Ce voyage va me faire du bien. Je travaille presque tout le temps. Je suis au bureau de jour pour mes activités web, au bureau le soir pour le travail graphique et web pour la chanteuse, et la nuit ou ce qu'il reste comme temps, j'écris. En même temps, c'est très gratifiant. J'ai toujours voulu faire, alors là, vraiment, je fais. Et la création, l'écriture de textes, tout écrivain, tout auteur vous le dira, ça prend 110% du temps.
Voir du monde qui m'aime va aussi me faire du bien. Ma famille est loin et je n'ai pas assez de temps pour voir mes amis. C'est une route bien solitaire que la mienne en ce moment. Je le dis dans une de mes nouvelles chansons. D'ailleurs, tenez-vous le pour dit, tout ce que je raconte dans mes chansons est vrai. Pas toujours vrai maintenant mais vrai à un moment donné. Et bon, que ce soit vraiment vrai ou presque, je dois le vivre pour le dire.
Qu'on le veuille ou non, et même si je vis à Montréal depuis trente ans, quand je vais à Paris, je rentre chez moi. Je crois que tous les immigrés volontaires pensent ainsi. Arrivée à Paris, il fait gris. Je me faufile dans la rue où il y a un de ces marchés ambulants. Typique et touristique mais pas toujours bienvenu. Valise contre caddies. Décalage et étalage de poissons. Diesel et fromages. Je vais me coucher. J'ai gardé contact avec quelques amis ici que j'appelerai demain. La plupart ont quitté pour les montagnes ou autres pays plus accueillants, mais certains sont restés, les indéracinables. J'ai de longues amitiés. Mon amie d'enfance, ma soeur de coeur, on s'est connu à quatorze ans, elle est dans ses montagnes maintenant. J'ai quelques ami(e)s à Paris qui m'ont connue quand j'entrais dans la vingtaine. Tous témoins d'une autre existence, témoins tout court, allez. Promesses d'amitiés renouvelées, jamais menacées, mutuelle affection et grands rires. La suite des aventures de moi. Des fois je me demande s'ils ne me voient pas un peu comme un personnage de bédé... Alors c'est quoi le nouveau chapître, retour à chanson? C'est super! Raconte...

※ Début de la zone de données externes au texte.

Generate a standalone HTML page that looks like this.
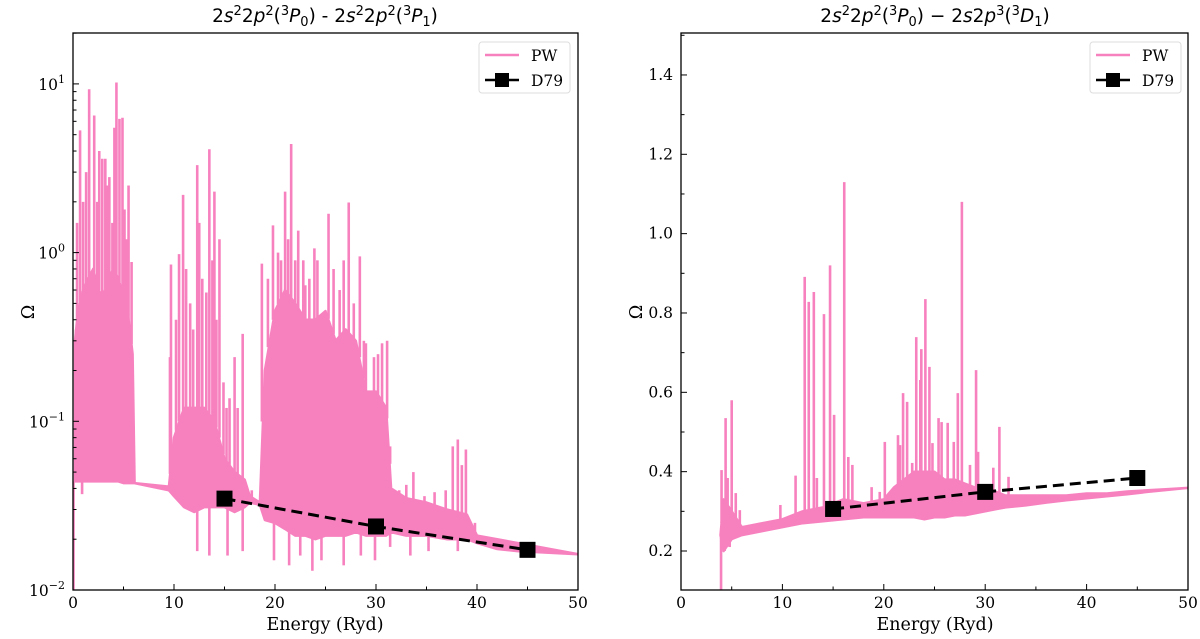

Que ce soit vraiment vrai ou presque, je dois le vivre pour le dire. Ça fait partie de ce que j'appelle la mise en condition nécéssaire avant même de penser écrire quoi que ce soit. Mon frère lance son dernier bouquin « Au pays des kangourous » ce soir. Nous sommes assises dans cette salle du Quartier Latin où a lieu l'événement, maman pas peu fière dans son beau manteau, et moi, également fière, à ses côtés. Et il dit, en réponse à une question de journaliste : « quand on parle par la bouche d'un enfant, on doit être cet enfant » Exactement. Petite réception ensuite, moi au milieu d'une bonne trentaine d'écrivains, je nage en eaux connues et combien agréables, mon frère aussi, on parle, on échange des idées, des techniques, on monte des théories, et ma mère nous regarde évoluer avec un petit sourire en coin et me dit soudain : « Comme vous êtes mondains, quand même, tous les deux! » et bien oui maman, c'est bien possible, mon frère et moi, nous aimons le monde, comme on dit.
Je suis depuis toujours sur un océan mouvementé. C'est la vie que j'ai décidé de vivre. Et depuis toujours je fluctue, sans trop mergiturer s'entend. C'est pour cela qu'il est difficile de prévoir sur quelle plage je m'echouerai cette fois-ci, et qu'il est difficile pour mes amis de me suivre la plupart du temps. Mais qu'est-ce que c'est beau ce que je vois de ma barque! C'est pour cela que j'écris. Je ne peux décemment pas garder tout cela pour moi. Vraiment je vous dis, ce n'est pas navigable tous les jours, mais ça vaut cent fois la peine. Les couleurs, le vert, le bleu et le gris indissociables, le sel et l'eau, les ressacs et les promesses de liberté à l'infini.